Years of trying to understand the disease saw them learn prevention measures, for example,when a cow is infected it had to be taken far into the forest, tied and left to die. “The disease is highly contagious and can spread to other livestock in a matter of minutes and wipe the whole herd. In 2010, in my village, we lost about 2000 cows in 3 days. It's that serious,” he said.
However, while livestock and those who depend on them for food, transportation and economic stability are now safe from one major calamity, with scientists now certain that the disease is no longer present in Africa, the pastoralists continue to be plagued by a number of other dangerous and debilitating diseases. like goat plague.

But it is now believed that the model of intervention used for rinderpest, of working with the pastoralists, may assist scientists in the road to eradication of other major diseases.

Rinderpest, known as "cattle plague" in English, is thought to have had its origin in the dense cattle herds of Central Eurasia more than two millennia ago and subsequently spread through warfare and trade to cattle in Europe, Asia and eventually Africa.
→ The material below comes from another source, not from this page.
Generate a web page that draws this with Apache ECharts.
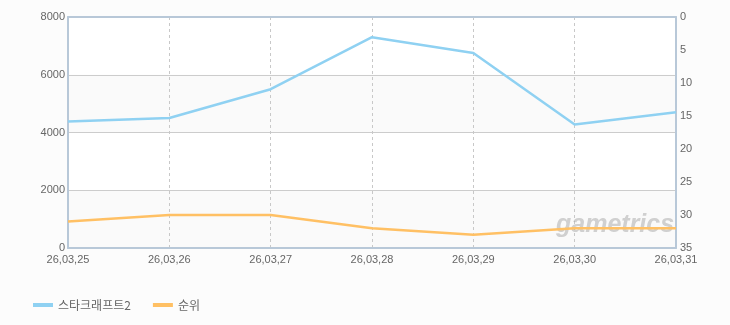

Caused by a virus related to measles, rinderpest could infect cows, water buffalos and other cloven-hoofed animals, leading to a high fever, severe diarrhea, then dehydration and emaciation. The pathogen could kill 90 per cent of a herd, wiping out an entire farm’s livestock in just a matter of days.

While rinderpest is not dangerous to human health, its impact on humanity has been significant. Its path of destruction has been linked to many history-changing events such as the fall of the Roman Empire,the French Revolution and famines throughout Africa since the 19th century. Indeed, nearly three-quarters of the rural poor and some one-third of the urban poor depend on livestock for their food,income, traction, manure or other services.

In Africa, livestock provides poor households with up to half their income and between 6 and 35 per cent of their protein consumption. The loss of a single milking animal can affect a family’s economic health,as well as depriving it of a primary source of nutrition.